Soil hydrothermal modeling in a dry alpine agricultural zone: The effect of soil airflow

Abstract

Acquiring soil hydrothermal information using process-based models is important for agricultural management in dry alpine regions where in situ data collection is difficult. However, few modeling studies have considered the soil airflow transport mechanism for arid regions especially, the presence of dry airflow in soil can affect water and heat transport. Here, we adopt an airflow-coupling hydrological model, Simultaneous Transfer of Energy, Mass, and Momentum in Unsaturated Soil (STEMMUS), to simulate soil hydrothermal processes and evapotranspiration dynamics in a dry farmland on the Tibetan Plateau (TP). The effect of airflow on the simulations was carefully assessed. Our results suggested that STEMMUS can reliably capture daily observations—the average values for the index of agreement (d) in the 20–100 cm soil profile were 0.94 for soil temperature, 0.83 for soil moisture, 0.72 for soil evaporation and 0.83 for crop evapotranspiration, respectively, during the validation period. The impacts of considering airflow transport occurred when water inputs reached 22.8 mm, showing a positive relationship with increasing precipitation/irrigation.
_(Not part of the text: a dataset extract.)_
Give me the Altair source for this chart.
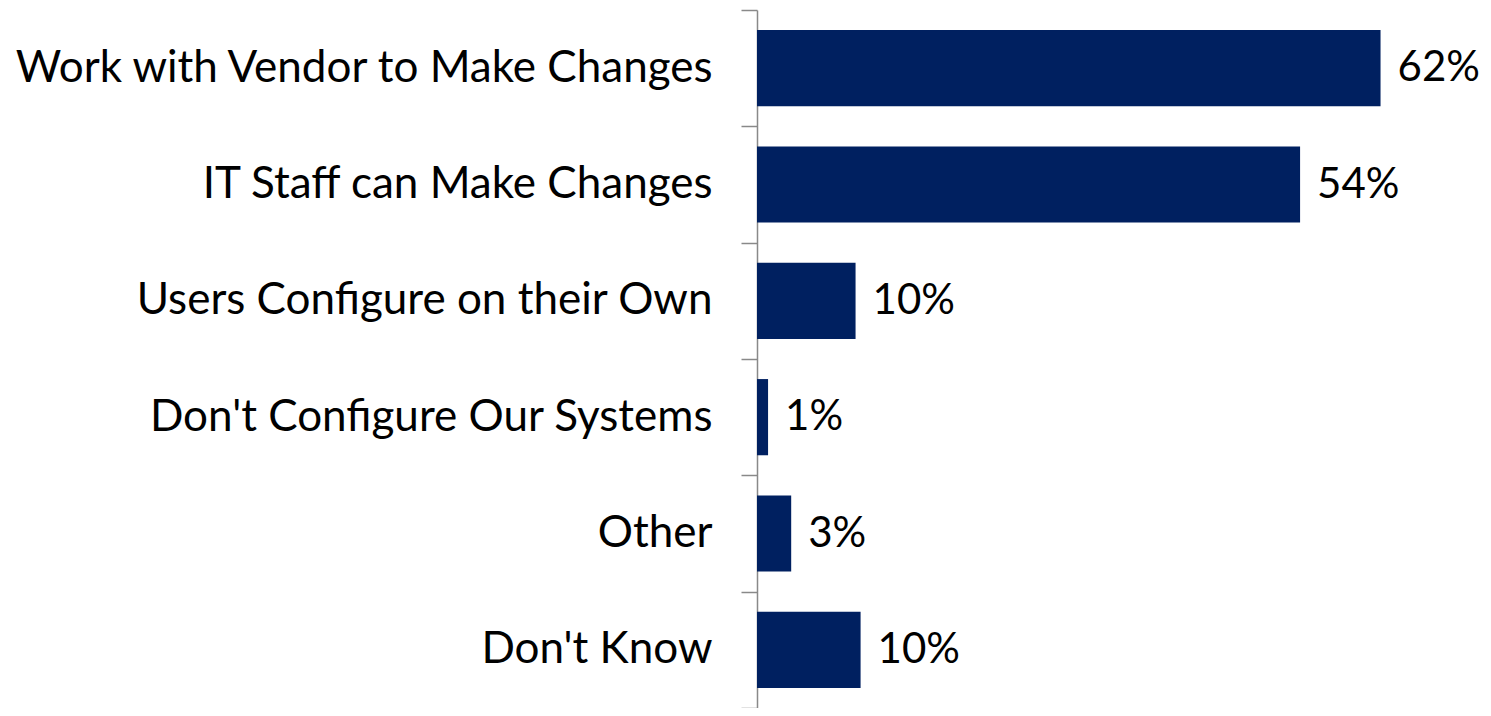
import altair as alt
import pandas as pd

categories = [
    "Work with Vendor to Make Changes",
    "IT Staff can Make Changes",
    "Users Configure on their Own",
    "Don't Configure Our Systems",
    "Other",
    "Don't Know",
]
values = [0.62, 0.54, 0.098, 0.011, 0.034, 0.103]

df = pd.DataFrame({"category": categories, "value": values})

FONT = "Lato"

y = alt.Y(
    "category:N",
    sort=categories,
    title=None,
    scale=alt.Scale(paddingInner=0, paddingOuter=0),
    axis=alt.Axis(
        labelFont=FONT,
        labelFontSize=44,
        labelColor="#000000",
        labelPadding=29,
        labelLimit=0,
        tickBand="extent",
        tickSize=16,
        tickColor="#898989",
        tickWidth=1.5,
        domainColor="#898989",
        domainWidth=1.5,
        grid=False,
    ),
)
x = alt.X("value:Q", title=None, axis=None, scale=alt.Scale(domain=[0, 0.7]))

bars = alt.Chart(df).mark_bar(
    color="#002060", height=alt.RelativeBandSize(band=0.655)
).encode(x=x, y=y)
labels = alt.Chart(df).mark_text(
    align="left", baseline="middle", dx=17, font=FONT, fontSize=42, color="#000000"
).encode(x=x, y=alt.Y("category:N", sort=categories), text=alt.Text("value:Q", format=".0%"))

chart = (
    alt.layer(bars, labels)
    .properties(
        width=704,
        height=698,
        autosize=alt.AutoSizeParams(type="none"),
        padding={"left": 749, "top": 2, "right": 22, "bottom": 0},
        background="#ffffff",
    )
    .configure_view(strokeWidth=0, stroke="transparent")
)

chart.save("out.html", embed_options={"renderer": "svg", "actions": False})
Incorporating airflow in the model showed minor differences but basically improved the modeling precision for soil moisture (reduction in root mean squared error (RMSE) values ranging from 0 to 95.9%), evapotranspiration (reduction in RMSE values ranging from 0 to 97.8%) and evaporation (reduction in RMSE values ranging from 0 to 99.3%) following rainfall/irrigation events. These findings provide sights into the role of airflow in the complex soil physical processes, and highlight that rainfall/irrigation inputs are a major factor affecting simulations when airflow is considered.